Francesco Pastore at the Second University of Naples said it is an incredible destruction of human capital, a steeplechase with no winners – everyone is losing. Pastore said once they finally graduate, students are ill-prepared for working life.

Young college graduates in Italy have among the highest unemployment rates in Europe, while those with jobs make only 9 percent more on average than those with high-school diplomas, versus 37 percent in other industrialized countries. Italians spend more time earning degrees and drop out at greater rates than their international peers.

Eurostat says the jobless rate overall was 12 percent for April, the highest in at least 36 years, and 41 percent for those ages 15 to 24. Only Spain, Portugal and Greece had higher youth unemployment rates in the 27 EU countries. The unemployment rate for Italians ages 25 to 39 with a college degree was 10.6 percent in 2012, and 11.1 percent for those with only a high-school diploma. The jobless rate of German college graduates was 2.6 percent, half that of people with only high-school degrees. The BLS says 8.3 percent of those 25 to 34 in the US were unemployed in 2012, and for all US college graduates 25 and older was 3.9 percent in April.

Giorgio Bellettini at the University of Bolgna said Italians in their 20s have traditionally been supported by their parents, making youth employment less critical, but the older generations now face job losses and cuts in pensions, so children are looking for work earlier, and showing up in unemployment figures.

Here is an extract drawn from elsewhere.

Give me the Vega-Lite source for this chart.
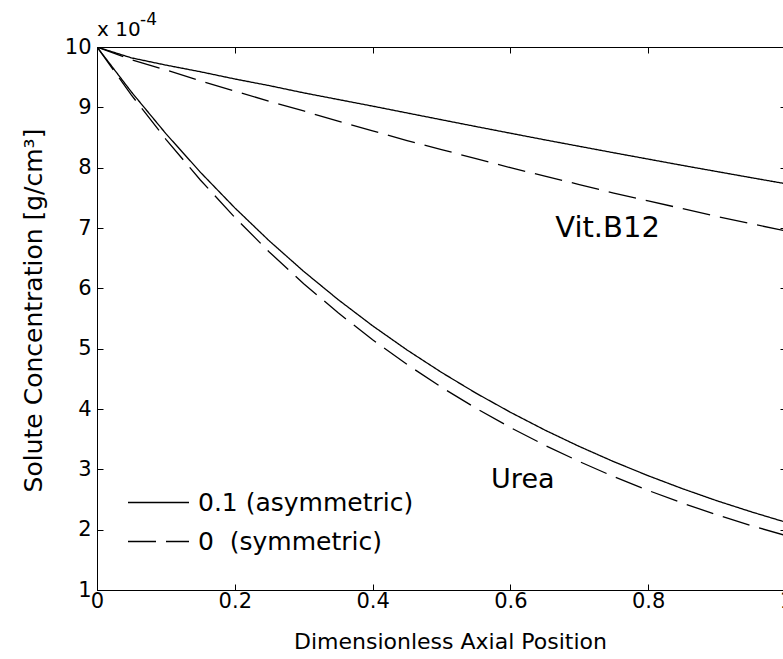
{
  "$schema": "https://vega.github.io/schema/vega-lite/v6.json",
  "width": 689,
  "height": 543,
  "autosize": "none",
  "padding": {"left": 97, "top": 47, "right": -3, "bottom": 69},
  "background": "white",
  "config": {
    "view": {"stroke": "black", "strokeWidth": 1},
    "font": "DejaVu Sans",
    "axis": {
      "grid": false,
      "domainColor": "black",
      "tickColor": "black",
      "tickSize": -6,
      "labelColor": "black",
      "labelFont": "DejaVu Sans",
      "titleFont": "DejaVu Sans",
      "titleColor": "black",
      "titleFontWeight": "normal"
    }
  },
  "datasets": {
    "curves": [
      {"x": 0, "c": 10, "solute": "Urea", "case": "0.1 (asymmetric)"},
      {"x": 0.05, "c": 9.254, "solute": "Urea", "case": "0.1 (asymmetric)"},
      {"x": 0.1, "c": 8.564, "solute": "Urea", "case": "0.1 (asymmetric)"},
      {"x": 0.15, "c": 7.925, "solute": "Urea", "case": "0.1 (asymmetric)"},
      {"x": 0.2, "c": 7.334, "solute": "Urea", "case": "0.1 (asymmetric)"},
      {"x": 0.25, "c": 6.787, "solute": "Urea", "case": "0.1 (asymmetric)"},
      {"x": 0.3, "c": 6.281, "solute": "Urea", "case": "0.1 (asymmetric)"},
      {"x": 0.35, "c": 5.813, "solute": "Urea", "case": "0.1 (asymmetric)"},
      {"x": 0.4, "c": 5.379, "solute": "Urea", "case": "0.1 (asymmetric)"},
      {"x": 0.45, "c": 4.978, "solute": "Urea", "case": "0.1 (asymmetric)"},
      {"x": 0.5, "c": 4.607, "solute": "Urea", "case": "0.1 (asymmetric)"},
      {"x": 0.55, "c": 4.263, "solute": "Urea", "case": "0.1 (asymmetric)"},
      {"x": 0.6, "c": 3.946, "solute": "Urea", "case": "0.1 (asymmetric)"},
      {"x": 0.65, "c": 3.651, "solute": "Urea", "case": "0.1 (asymmetric)"},
      {"x": 0.7, "c": 3.379, "solute": "Urea", "case": "0.1 (asymmetric)"},
      {"x": 0.75, "c": 3.127, "solute": "Urea", "case": "0.1 (asymmetric)"},
      {"x": 0.8, "c": 2.894, "solute": "Urea", "case": "0.1 (asymmetric)"},
      {"x": 0.85, "c": 2.678, "solute": "Urea", "case": "0.1 (asymmetric)"},
      {"x": 0.9, "c": 2.478, "solute": "Urea", "case": "0.1 (asymmetric)"},
      {"x": 0.95, "c": 2.294, "solute": "Urea", "case": "0.1 (asymmetric)"},
      {"x": 1.0, "c": 2.122, "solute": "Urea", "case": "0.1 (asymmetric)"},
      {"x": 0, "c": 10, "solute": "Urea", "case": "0\u00a0 (symmetric)"},
      {"x": 0.05, "c": 9.203, "solute": "Urea", "case": "0\u00a0 (symmetric)"},
      {"x": 0.1, "c": 8.47, "solute": "Urea", "case": "0\u00a0 (symmetric)"},
      {"x": 0.15, "c": 7.796, "solute": "Urea", "case": "0\u00a0 (symmetric)"},
      {"x": 0.2, "c": 7.175, "solute": "Urea", "case": "0\u00a0 (symmetric)"},
      {"x": 0.25, "c": 6.603, "solute": "Urea", "case": "0\u00a0 (symmetric)"},
      {"x": 0.3, "c": 6.077, "solute": "Urea", "case": "0\u00a0 (symmetric)"},
      {"x": 0.35, "c": 5.594, "solute": "Urea", "case": "0\u00a0 (symmetric)"},
      {"x": 0.4, "c": 5.148, "solute": "Urea", "case": "0\u00a0 (symmetric)"},
      {"x": 0.45, "c": 4.738, "solute": "Urea", "case": "0\u00a0 (symmetric)"},
      {"x": 0.5, "c": 4.36, "solute": "Urea", "case": "0\u00a0 (symmetric)"},
      {"x": 0.55, "c": 4.013, "solute": "Urea", "case": "0\u00a0 (symmetric)"},
      {"x": 0.6, "c": 3.693, "solute": "Urea", "case": "0\u00a0 (symmetric)"},
      {"x": 0.65, "c": 3.399, "solute": "Urea", "case": "0\u00a0 (symmetric)"},
      {"x": 0.7, "c": 3.129, "solute": "Urea", "case": "0\u00a0 (symmetric)"},
      {"x": 0.75, "c": 2.879, "solute": "Urea", "case": "0\u00a0 (symmetric)"},
      {"x": 0.8, "c": 2.65, "solute": "Urea", "case": "0\u00a0 (symmetric)"},
      {"x": 0.85, "c": 2.439, "solute": "Urea", "case": "0\u00a0 (symmetric)"},
      {"x": 0.9, "c": 2.245, "solute": "Urea", "case": "0\u00a0 (symmetric)"},
      {"x": 0.95, "c": 2.066, "solute": "Urea", "case": "0\u00a0 (symmetric)"},
      {"x": 1.0, "c": 1.901, "solute": "Urea", "case": "0\u00a0 (symmetric)"},
      {"x": 0, "c": 10, "solute": "Vit.B12", "case": "0.1 (asymmetric)"},
      {"x": 0.05, "c": 9.82, "solute": "Vit.B12", "case": "0.1 (asymmetric)"},
      {"x": 0.1, "c": 9.7, "solute": "Vit.B12", "case": "0.1 (asymmetric)"},
      {"x": 0.15, "c": 9.59, "solute": "Vit.B12", "case": "0.1 (asymmetric)"},
      {"x": 0.2, "c": 9.47, "solute": "Vit.B12", "case": "0.1 (asymmetric)"},
      {"x": 0.25, "c": 9.36, "solute": "Vit.B12", "case": "0.1 (asymmetric)"},
      {"x": 0.3, "c": 9.24, "solute": "Vit.B12", "case": "0.1 (asymmetric)"},
      {"x": 0.35, "c": 9.13, "solute": "Vit.B12", "case": "0.1 (asymmetric)"},
      {"x": 0.4, "c": 9.02, "solute": "Vit.B12", "case": "0.1 (asymmetric)"},
      {"x": 0.45, "c": 8.907, "solute": "Vit.B12", "case": "0.1 (asymmetric)"},
      {"x": 0.5, "c": 8.794, "solute": "Vit.B12", "case": "0.1 (asymmetric)"},
      {"x": 0.55, "c": 8.682, "solute": "Vit.B12", "case": "0.1 (asymmetric)"},
      {"x": 0.6, "c": 8.571, "solute": "Vit.B12", "case": "0.1 (asymmetric)"},
      {"x": 0.65, "c": 8.461, "solute": "Vit.B12", "case": "0.1 (asymmetric)"},
      {"x": 0.7, "c": 8.354, "solute": "Vit.B12", "case": "0.1 (asymmetric)"},
      {"x": 0.75, "c": 8.247, "solute": "Vit.B12", "case": "0.1 (asymmetric)"},
      {"x": 0.8, "c": 8.142, "solute": "Vit.B12", "case": "0.1 (asymmetric)"},
      {"x": 0.85, "c": 8.037, "solute": "Vit.B12", "case": "0.1 (asymmetric)"},
      {"x": 0.9, "c": 7.935, "solute": "Vit.B12", "case": "0.1 (asymmetric)"},
      {"x": 0.95, "c": 7.833, "solute": "Vit.B12", "case": "0.1 (asymmetric)"},
      {"x": 1.0, "c": 7.733, "solute": "Vit.B12", "case": "0.1 (asymmetric)"},
      {"x": 0, "c": 10, "solute": "Vit.B12", "case": "0\u00a0 (symmetric)"},
      {"x": 0.05, "c": 9.79, "solute": "Vit.B12", "case": "0\u00a0 (symmetric)"},
      {"x": 0.1, "c": 9.62, "solute": "Vit.B12", "case": "0\u00a0 (symmetric)"},
      {"x": 0.15, "c": 9.44, "solute": "Vit.B12", "case": "0\u00a0 (symmetric)"},
      {"x": 0.2, "c": 9.27, "solute": "Vit.B12", "case": "0\u00a0 (symmetric)"},
      {"x": 0.25, "c": 9.1, "solute": "Vit.B12", "case": "0\u00a0 (symmetric)"},
      {"x": 0.3, "c": 8.94, "solute": "Vit.B12", "case": "0\u00a0 (symmetric)"},
      {"x": 0.35, "c": 8.77, "solute": "Vit.B12", "case": "0\u00a0 (symmetric)"},
      {"x": 0.4, "c": 8.61, "solute": "Vit.B12", "case": "0\u00a0 (symmetric)"},
      {"x": 0.45, "c": 8.45, "solute": "Vit.B12", "case": "0\u00a0 (symmetric)"},
      {"x": 0.5, "c": 8.3, "solute": "Vit.B12", "case": "0\u00a0 (symmetric)"},
      {"x": 0.55, "c": 8.15, "solute": "Vit.B12", "case": "0\u00a0 (symmetric)"},
      {"x": 0.6, "c": 8.0, "solute": "Vit.B12", "case": "0\u00a0 (symmetric)"},
      {"x": 0.65, "c": 7.86, "solute": "Vit.B12", "case": "0\u00a0 (symmetric)"},
      {"x": 0.7, "c": 7.72, "solute": "Vit.B12", "case": "0\u00a0 (symmetric)"},
      {"x": 0.75, "c": 7.58, "solute": "Vit.B12", "case": "0\u00a0 (symmetric)"},
      {"x": 0.8, "c": 7.45, "solute": "Vit.B12", "case": "0\u00a0 (symmetric)"},
      {"x": 0.85, "c": 7.32, "solute": "Vit.B12", "case": "0\u00a0 (symmetric)"},
      {"x": 0.9, "c": 7.19, "solute": "Vit.B12", "case": "0\u00a0 (symmetric)"},
      {"x": 0.95, "c": 7.07, "solute": "Vit.B12", "case": "0\u00a0 (symmetric)"},
      {"x": 1.0, "c": 6.95, "solute": "Vit.B12", "case": "0\u00a0 (symmetric)"}
    ]
  },
  "resolve": {"axis": {"x": "independent", "y": "independent"}},
  "layer": [
    {
      "data": {"name": "curves"},
      "mark": {"type": "line", "color": "black", "strokeWidth": 1.3, "clip": true},
      "encoding": {
        "x": {
          "field": "x", "type": "quantitative",
          "scale": {"domain": [0, 1], "nice": false, "zero": false},
          "axis": {
            "orient": "bottom",
            "values": [0, 0.2, 0.4, 0.6, 0.8, 1],
            "format": "~f",
            "labelFontSize": 21,
            "labelPadding": 6,
            "labelFlush": false,
            "title": "Dimensionless Axial Position",
            "titleFontSize": 22,
            "titleX": 353,
            "titleY": 58,
            "titleBaseline": "alphabetic",
            "titleAlign": "center"
          }
        },
        "y": {
          "field": "c", "type": "quantitative",
          "scale": {"domain": [1, 10], "nice": false, "zero": false},
          "axis": {
            "orient": "left",
            "values": [1, 2, 3, 4, 5, 6, 7, 8, 9, 10],
            "labelFontSize": 21,
            "labelPadding": 12,
            "labelFlush": false,
            "title": "Solute Concentration [g/cm³]",
            "titleFontSize": 25,
            "titleAngle": -90,
            "titleX": -56,
            "titleY": 263,
            "titleBaseline": "alphabetic",
            "titleAlign": "center"
          }
        },
        "detail": {"field": "solute"},
        "strokeDash": {
          "field": "case", "type": "nominal",
          "scale": {"domain": ["0.1 (asymmetric)", "0\u00a0 (symmetric)"], "range": [[1, 0], [28, 10]]},
          "legend": {
            "orient": "none",
            "legendX": 30,
            "legendY": 436,
            "title": null,
            "padding": 0,
            "symbolType": "stroke",
            "symbolSize": 3721,
            "symbolStrokeWidth": 1.3,
            "symbolStrokeColor": "black",
            "labelFontSize": 25,
            "labelFont": "DejaVu Sans",
            "labelColor": "black",
            "labelOffset": 8,
            "labelLimit": 0,
            "clipHeight": 39,
            "rowPadding": 0
          }
        }
      }
    },
    {
      "mark": {"type": "point", "opacity": 0},
      "encoding": {
        "x": {"datum": 0, "type": "quantitative", "axis": {"orient": "top", "values": [0, 0.2, 0.4, 0.6, 0.8, 1], "labels": false, "title": null}},
        "y": {"datum": 1, "type": "quantitative", "axis": {"orient": "right", "values": [1, 2, 3, 4, 5, 6, 7, 8, 9, 10], "labels": false, "title": null}}
      }
    },
    {
      "data": {"values": [{}]},
      "mark": {"type": "text", "text": "Vit.B12", "fontSize": 29, "font": "DejaVu Sans", "align": "left", "baseline": "middle", "color": "black"},
      "encoding": {"x": {"datum": 0.665, "type": "quantitative", "axis": null}, "y": {"datum": 7.0, "type": "quantitative", "axis": null}}
    },
    {
      "data": {"values": [{}]},
      "mark": {"type": "text", "text": "Urea", "fontSize": 27, "font": "DejaVu Sans", "align": "left", "baseline": "middle", "color": "black"},
      "encoding": {"x": {"datum": 0.572, "type": "quantitative", "axis": null}, "y": {"datum": 2.82, "type": "quantitative", "axis": null}}
    },
    {
      "data": {"values": [{}]},
      "mark": {"type": "text", "text": "x 10", "fontSize": 20, "font": "DejaVu Sans", "align": "left", "baseline": "alphabetic", "color": "black"},
      "encoding": {"x": {"datum": 0, "type": "quantitative", "axis": null}, "y": {"datum": 10.18, "type": "quantitative", "axis": null}}
    },
    {
      "data": {"values": [{}]},
      "mark": {"type": "text", "text": "-4", "fontSize": 17, "font": "DejaVu Sans", "align": "left", "baseline": "alphabetic", "color": "black"},
      "encoding": {"x": {"datum": 0.0624, "type": "quantitative", "axis": null}, "y": {"datum": 10.365, "type": "quantitative", "axis": null}}
    }
  ]
}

Erik Jones at Johns Hopkins said Beppe Grillo’s Five Star Movement captured the youth vote and threatens to upend the political structure. Jones said the prospects of the unemployed in their early 30s getting a job are basically zero.

Dario Braga at the University of Bologna said historically, Italian universities were reserved for the wealthy, but changed in the early 1970s, when access was expanded to the masses, with low fees and few, if any, entry requirements – Merit became a bad word, and we are seeing the result of that. Braga said compensation at Italian universities is based on seniority and the schools are barred from paying their most talented scholars more to retain them, and who flee for higher paying jobs in the US and UK.